Position Constrained, Adaptive Control of Robotic Manipulators without Velocity Measurements

TL;DR

This paper introduces a novel adaptive output feedback control method for robotic manipulators that maintains joint position tracking within constraints and guarantees convergence without requiring joint velocity measurements.

Contribution

It proposes a velocity-free adaptive control scheme with position constraints, using a surrogate filter and barrier Lyapunov functions for stability analysis.

Findings

Ensures joint tracking error remains within a predefined region

Achieves asymptotic convergence of tracking error to zero

Validated effectiveness through simulation on a two-link robot

Abstract

This work presents the design and the corresponding stability analysis of a model based, joint position tracking error constrained, adaptive output feedback controller for robot manipulators.
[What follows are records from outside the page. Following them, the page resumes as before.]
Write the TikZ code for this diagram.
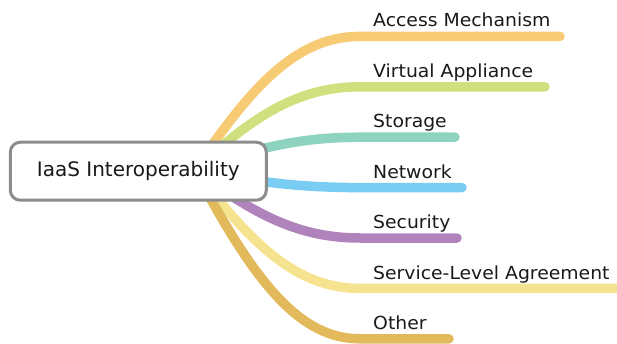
\documentclass[tikz,border=0pt]{standalone}
\usepackage{fontspec}
\setmainfont{DejaVu Sans}
\newfontfamily\leaffont[FakeStretch=1.045]{DejaVu Sans}
\begin{document}
\begin{tikzpicture}[x=1pt,y=-1pt,
  branch/.style={line width=9.5pt,line cap=round},
  rootbox/.style={draw=black!45,line width=3pt,fill=white,rounded corners=10pt,
    minimum width=256pt,minimum height=58pt,inner sep=0pt,font=\fontsize{20}{24}\selectfont,text=black!90},
  leaf/.style={anchor=base west,inner sep=0pt,font=\leaffont\fontsize{18}{22}\selectfont,text=black!90}]
\definecolor{cAccess}{HTML}{F7CB74}
\definecolor{cVirtual}{HTML}{CFE17F}
\definecolor{cStorage}{HTML}{8DD3BF}
\definecolor{cNetwork}{HTML}{7ACDF2}
\definecolor{cSecurity}{HTML}{B083BC}
\definecolor{cSLA}{HTML}{F6E390}
\definecolor{cOther}{HTML}{E2B95B}
\useasboundingbox (0,0) rectangle (617,343);

% hub behind the central box where all branches meet
\coordinate (hub) at (195,170);

% branch ends
\coordinate (eA) at (560,36.4);
\coordinate (eV) at (545,86.8);
\coordinate (eS) at (455,137.2);
\coordinate (eN) at (462,187.6);
\coordinate (eSe) at (457,238);
\coordinate (eL) at (630,288.4);
\coordinate (eO) at (449,338.8);

% curved branches: S-curve from hub, then flat run under each label
\draw[branch,cAccess]   (hub) .. controls (255,80.2)  and (300,36.4)  .. (360,36.4)  -- (eA);
\draw[branch,cVirtual]  (hub) .. controls (255,114)   and (300,86.8)  .. (360,86.8)  -- (eV);
\draw[branch,cStorage]  (hub) .. controls (255,148)   and (300,137.2) .. (360,137.2) -- (eS);
\draw[branch,cNetwork]  (hub) .. controls (255,182)   and (300,187.6) .. (360,187.6) -- (eN);
\draw[branch,cSecurity] (hub) .. controls (255,215.5) and (300,238)   .. (360,238)   -- (eSe);
\draw[branch,cSLA]      (hub) .. controls (255,249.5) and (300,288.4) .. (360,288.4) -- (eL);
\draw[branch,cOther]    (hub) .. controls (255,283.5) and (300,338.8) .. (360,338.8) -- (eO);

% central topic
\node[rootbox] (root) at (138.3,171.2) {IaaS Interoperability};

% branch labels
\node[leaf] (lA)  at (373,26.7)  {Access Mechanism};
\node[leaf] (lV)  at (373,77.3)  {Virtual Appliance};
\node[leaf] (lS)  at (373,127.7) {Storage};
\node[leaf] (lN)  at (373,178.1) {Network};
\node[leaf] (lSe) at (373,228.5) {Security};
\node[leaf] (lL)  at (373,279)   {Service-Level Agreement};
\node[leaf] (lO)  at (373,329.3) {Other};
\end{tikzpicture}
\end{document}
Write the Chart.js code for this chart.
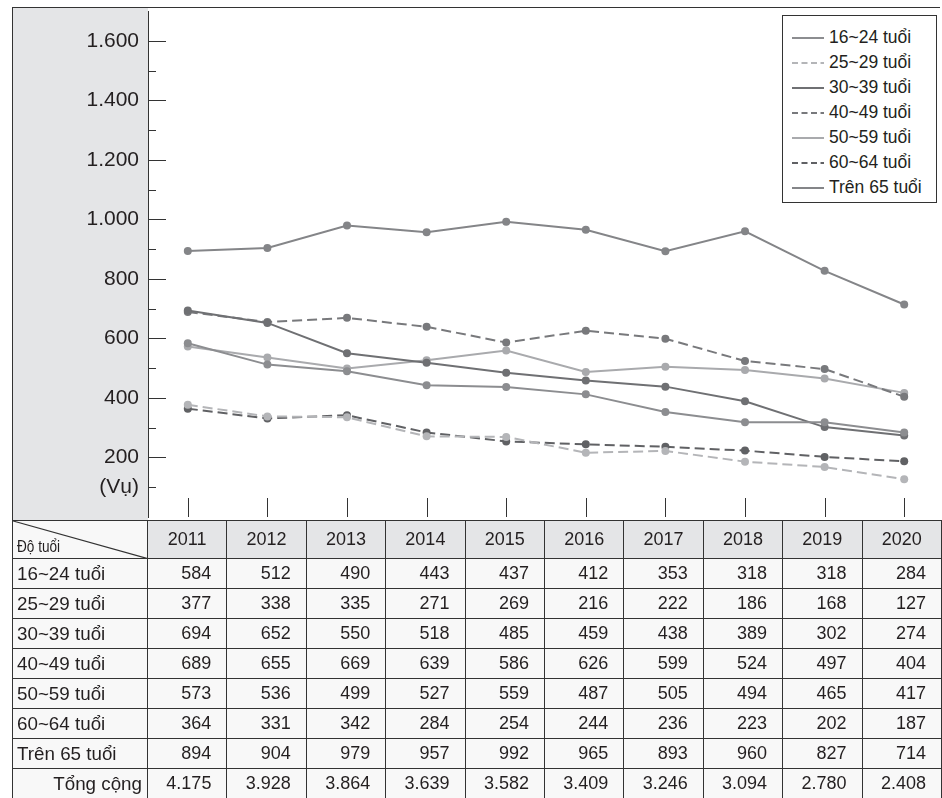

Specifically, provided that the initial joint position tracking error starts within a predefined region, the proposed controller algorithm ensures that the joint tracking error remains inside this region and asymptotically approaches to zero, despite the lack of joint velocity measurements and uncertainties associated with the system dynamics. The need for the joint velocity measurements are removed via the use of a surrogate filter formulation in conjunction with the use of desired model compensation. The stability and the convergence of the closed loop system are proved via a barrier Lyapunov function based argument. A simulation performed on a two-link robotic manipulator is provided in order to illustrate the feasibility and effectiveness of the proposed method.